The new UK government has granted permission to frack in the North of England after a ministerial ruling that policy on climate change was not relevant to the decision.
The move follows the announcement that the Paris deal on climate change would enter into force in a month’s time following ratification of the deal by countries accounting for more than 55% of world emissions.
The Paris deal sets an ambition on signatories to limit any rise in emissions from burning fossil fuels to 1.5 degrees.
However in the planning decision UK Secretary of State for Communities and Local Government (DCLG) Sajid Javid ruled that the UK’s commitments to limiting climate change “are a matter for future government policy and not for these appeals”.
The move comes after the Government’s independent advisers – The Committee on Climate Change – advised that fracking would be incompatible with meeting the UK’s climate targets under the Paris treaty unless it can meet tough new standards on emissions.

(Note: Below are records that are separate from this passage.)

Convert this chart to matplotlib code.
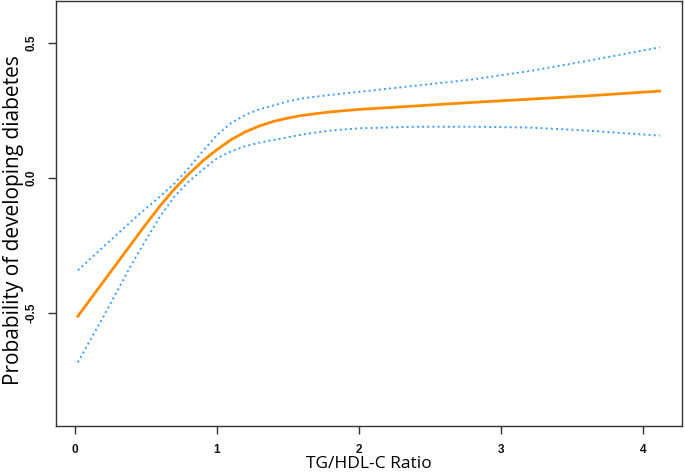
import matplotlib
matplotlib.use("Agg")
import matplotlib.pyplot as plt

# data (TG/HDL-C ratio vs. probability)
ratio = [0.02, 0.2, 0.4, 0.5, 0.6, 0.7, 0.8, 0.9, 1.0, 1.1, 1.2, 1.3, 1.4, 1.5, 1.6,
         1.8, 2.0, 2.4, 2.8, 3.2, 3.6, 4.12]
fit = [-0.513, -0.385, -0.243, -0.172, -0.104, -0.042, 0.013, 0.062, 0.104, 0.141, 0.170,
       0.192, 0.209, 0.221, 0.231, 0.244, 0.253, 0.266, 0.279, 0.291, 0.303, 0.321]
upper = [-0.343, -0.256, -0.160, -0.114, -0.069, -0.022, 0.035, 0.098, 0.158, 0.203, 0.233,
         0.254, 0.268, 0.283, 0.294, 0.307, 0.318, 0.341, 0.364, 0.395, 0.432, 0.483]
lower = [-0.684, -0.515, -0.320, -0.230, -0.143, -0.070, -0.015, 0.030, 0.072, 0.098, 0.117,
         0.130, 0.140, 0.150, 0.160, 0.175, 0.183, 0.189, 0.189, 0.186, 0.175, 0.156]

xticks = [0, 1, 2, 3, 4]
yticks = [-0.5, 0.0, 0.5]

plt.rcParams['font.family'] = ['Open Sans', 'DejaVu Sans']

fig = plt.figure(figsize=(6.85, 4.76), dpi=100)
ax = fig.add_axes([0.0813, 0.105, 0.915, 0.893])

ax.plot(ratio, upper, color='#3a9dff', linestyle=':', linewidth=1.4)
ax.plot(ratio, lower, color='#3a9dff', linestyle=':', linewidth=1.4)
ax.plot(ratio, fit, color='#ff8c00', linewidth=2.0)

ax.set_xlim(-0.136, 4.28)
ax.set_ylim(-0.92, 0.655)

# bold Arial-like tick labels, as in the base R plot
tick_font = dict(family='Liberation Sans', fontsize=8.5, fontweight='bold', color='#111111')
ax.set_xticks(xticks)
ax.set_xticklabels([str(t) for t in xticks], **tick_font)
ax.set_yticks(yticks)
ax.set_yticklabels(['-0.5', '0.0', '0.5'], rotation=90, va='center', **tick_font)
ax.tick_params(axis='x', length=6, width=1, color='#333333', pad=7)
ax.tick_params(axis='y', length=6, width=1, color='#333333', pad=7)

for s in ax.spines.values():
    s.set_linewidth(1.0)
    s.set_color('#333333')

ax.set_xlabel('TG/HDL-C Ratio', fontsize=12.5, labelpad=0)
ax.set_ylabel('Probability of developing diabetes', fontsize=15)
ax.yaxis.set_label_coords(-0.05, 0.485)

fig.savefig('out.png', dpi=100)
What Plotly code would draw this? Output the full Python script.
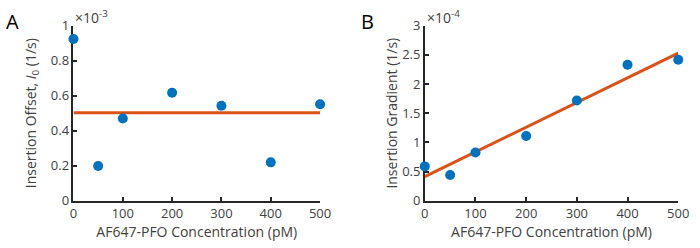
import plotly.graph_objects as go

# Data
conc = [0, 50, 100, 200, 300, 400, 500]
offset_e3 = [0.924, 0.198, 0.47, 0.617, 0.543, 0.219, 0.551]   # x 1e-3 (1/s)
offset_fit_x = [0, 500]
offset_fit_y = [0.503, 0.503]
gradient_e4 = [0.588, 0.44, 0.827, 1.108, 1.717, 2.33, 2.417]  # x 1e-4 (1/s)
grad_fit_x = [0, 500]
grad_fit_y = [0.413, 2.528]

x_ticks = [0, 100, 200, 300, 400, 500]
a_yticks = [0, 0.2, 0.4, 0.6, 0.8, 1]
a_yticktext = ["0", "0.2", "0.4", "0.6", "0.8", "1"]
b_yticks = [0, 0.5, 1, 1.5, 2, 2.5, 3]
b_yticktext = ["0", "0.5", "1", "1.5", "2", "2.5", "3"]

BLUE = "#0072BD"
ORANGE = "#D95319"
AX = "#262626"
TXT = "#404040"
FONT = "Open Sans"

fig = go.Figure()
fig.add_trace(go.Scatter(x=offset_fit_x, y=offset_fit_y, mode="lines",
                         line=dict(color=ORANGE, width=3), xaxis="x", yaxis="y",
                         showlegend=False, cliponaxis=False))
fig.add_trace(go.Scatter(x=conc, y=offset_e3, mode="markers",
                         marker=dict(color=BLUE, size=10), xaxis="x", yaxis="y",
                         showlegend=False, cliponaxis=False))
fig.add_trace(go.Scatter(x=grad_fit_x, y=grad_fit_y, mode="lines",
                         line=dict(color=ORANGE, width=3), xaxis="x2", yaxis="y2",
                         showlegend=False, cliponaxis=False))
fig.add_trace(go.Scatter(x=conc, y=gradient_e4, mode="markers",
                         marker=dict(color=BLUE, size=10), xaxis="x2", yaxis="y2",
                         showlegend=False, cliponaxis=False))

common_x = dict(range=[0, 500], tickvals=x_ticks, ticks="inside", ticklen=4,
                tickwidth=1.5, tickcolor=AX, showline=True, linecolor=AX,
                linewidth=1.5, showgrid=False, zeroline=False,
                tickfont=dict(family=FONT, size=13, color=TXT),
                layer="below traces",
                title=dict(text="AF647-PFO Concentration (pM)",
                           font=dict(family=FONT, size=14, color=TXT), standoff=5))

fig.update_layout(
    width=700, height=248,
    margin=dict(l=0, r=0, t=0, b=0),
    paper_bgcolor="white", plot_bgcolor="white",
    font=dict(family=FONT, color=TXT),
    xaxis=dict(domain=[71/700, 323/700], anchor="y", **common_x),
    xaxis2=dict(domain=[430/700, 689/700], anchor="y2", **common_x),
    yaxis=dict(domain=[1-206.7/248, 1-18/248], anchor="x", range=[0, 1],
               tickvals=a_yticks, ticktext=a_yticktext, ticks="inside", ticklen=4,
               tickwidth=1.5, tickcolor=AX, showline=True, linecolor=AX, linewidth=1.5,
               showgrid=False, zeroline=False, layer="below traces",
               tickfont=dict(family=FONT, size=13, color=TXT),
               title=dict(text="Insertion Offset, <i>I</i><sub>0</sub> (1/s)",
                          font=dict(family=FONT, size=14, color=TXT), standoff=11)),
    yaxis2=dict(domain=[1-206.7/248, 1-18/248], anchor="x2", range=[0, 3],
                tickvals=b_yticks, ticktext=b_yticktext, ticks="inside", ticklen=4,
                tickwidth=1.5, tickcolor=AX, showline=True, linecolor=AX, linewidth=1.5,
                showgrid=False, zeroline=False, layer="below traces",
                tickfont=dict(family=FONT, size=13, color=TXT),
                title=dict(text="Insertion Gradient (1/s)",
                           font=dict(family=FONT, size=14, color=TXT), standoff=1)),
    annotations=[
        dict(text="×10<sup>-3</sup>", xref="x domain", yref="y domain", x=0, y=1,
             xanchor="left", yanchor="bottom", xshift=0, yshift=-3, showarrow=False,
             font=dict(family=FONT, size=14, color=TXT)),
        dict(text="×10<sup>-4</sup>", xref="x2 domain", yref="y2 domain", x=0, y=1,
             xanchor="left", yanchor="bottom", xshift=0, yshift=-3, showarrow=False,
             font=dict(family=FONT, size=14, color=TXT)),
        dict(text="A", xref="paper", yref="paper", x=8.5/700, y=1-14/248,
             xanchor="center", yanchor="middle", showarrow=False,
             font=dict(family=FONT, size=20, color="black")),
        dict(text="B", xref="paper", yref="paper", x=371/700, y=1-14/248,
             xanchor="center", yanchor="middle", showarrow=False,
             font=dict(family=FONT, size=20, color="black")),
    ],
)

fig.write_html("out.html", config={"displayModeBar": False},
               post_script="document.body.style.margin='0';document.body.style.overflow='hidden';")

These included limiting emissions from the fracking process, limiting emissions from overall gas use – for example through carbon capture – and limiting emissions elsewhere in the economy to allow for increased emissions from fracking.
However in his decision Mr Javid not only suggested that tackling climate change overall be left to the future, he also ruled out considering fracking alongside other measures to tackle emissions such as carbon capture and storage.
Instead, Mr Javid suggested, the decision should be made in light of the impact of the individual project treated in isolation and goes so far as to suggest that the projects “represent a positive contribution to reducing carbon”.
The decision is the latest stage in a two and a half year battle by fracking firm Cuadrilla which is seeking permission to drill horizontally at two sites in the North of England.
The applications to drill near Preston New Road and Roseacre wood were rejected by Lancashire Council but then called in by DCLG.
The latest move means Cuadrilla will be allowed to drill up to four wells in Preston New Road but planning permission to frack has not yet been granted for Roseacre wood.
There the firm will be allowed to undertake further monitoring and seismic testing in preparation for a further application to drill.